Tout d’abord, nous devons consolider la contribution climat énergie votée lors du projet de loi de finances 2014, dans un contexte marqué par le faible niveau de la fiscalité écologique dans notre pays : cette dernière représente en effet 4 % des recettes fiscales en France contre 6 % en Allemagne, 7,5 % au Royaume-Uni et 10 % aux Pays-Bas. La trajectoire de la contribution climat énergie tracée par le Gouvernement, avec un prix à 22 euros la tonne de carbone en 2016, doit être prolongée, afin que le message soit sans ambiguïté pour tous les agents économiques.
Il faut toutefois compenser cette taxe, d’une part par un chèque vert en faveur des ménages modestes et des classes moyennes, d’autre part par un allégement des cotisations sociales sur le travail versées par les entreprises. C’est la méthode qu’ont adoptée plusieurs États, comme la Suède qui a déplacé 6 % de sa masse fiscale de l’impôt sur le revenu et de l’impôt sur les sociétés vers le CO2. De fait, chacun doit payer le véritable prix de l’énergie. Je pense aux multiples exonérations de taxe intérieure de consommation sur les produits énergétiques, dont bénéficient certains secteurs économiques, ce qui empêche les entreprises concernées de repenser leur mode de développement afin de le rendre moins énergivore. Je répète qu’il faut les soutenir autrement.

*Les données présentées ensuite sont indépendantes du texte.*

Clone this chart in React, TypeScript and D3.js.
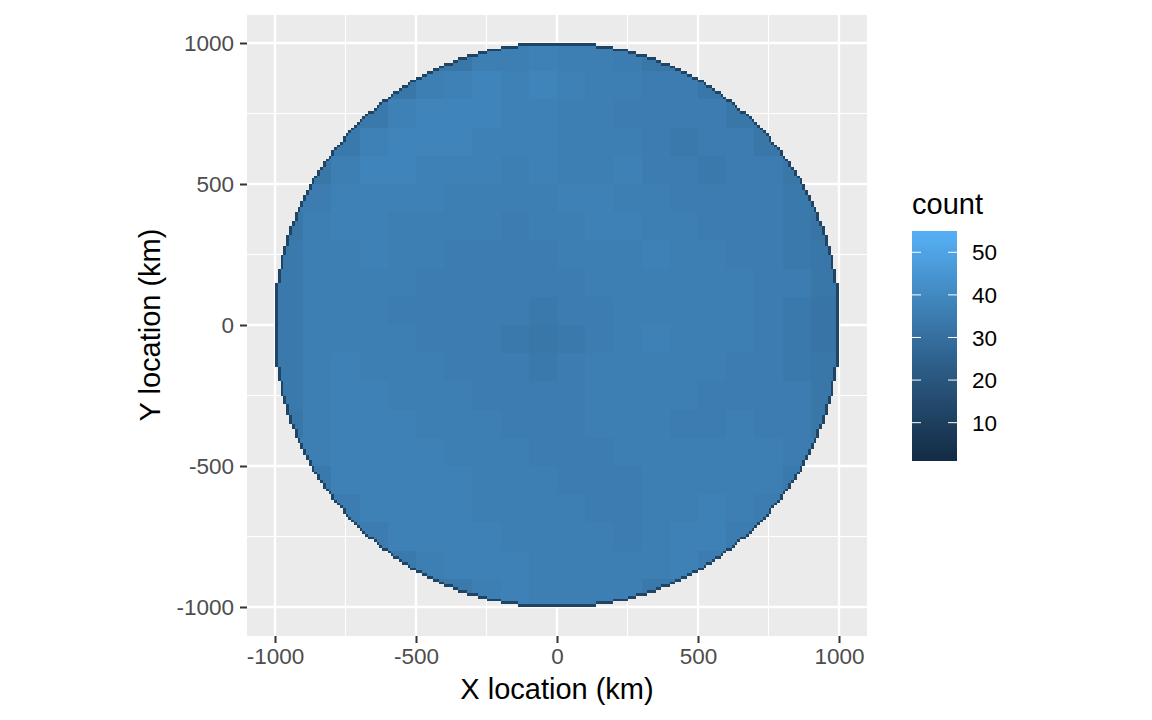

À prélèvements constants, nous devons revoir la structure de notre fiscalité afin de taxer les atteintes à l’environnement, mais sans pénaliser ni les ménages contraints de prendre la voiture, ni les industries, grâce à des compensations ou à des transferts de fiscalité. L’économie moderne doit faire plus contribuer l’énergie fossile et moins l’énergie humaine.
Ensuite, nous devons regarder avec attention la rente pétrolière. Nous assistons depuis quelques mois à une baisse spectaculaire du prix du pétrole, qui a atteint 48 % en un an, mais qui n’est que partiellement répercutée sur les prix à la pompe, dont la diminution s’est limitée à 32 %. Nous avons donc toute légitimité pour instaurer une redevance flottante sur la rente des compagnies pétrolières, qui serait due par ces dernières lorsque le prix du baril descendrait, par exemple, en deçà des 100 dollars – prix auquel s’était stabilisé le baril pendant plusieurs années. Cette redevance viendrait nourrir les fonds consacrés à la transition énergétique et, en priorité, au développement des alternatives aux déplacements polluants, aux aides à l’isolation thermique ou au soutien aux énergies renouvelables.
Monsieur le secrétaire d’État, il s’agit non pas simplement de quelques aménagements ici ou là, mais bien d’une refonte en profondeur, qui s’inscrit dans le cadre d’une économie moderne, durable, innovante et dynamique.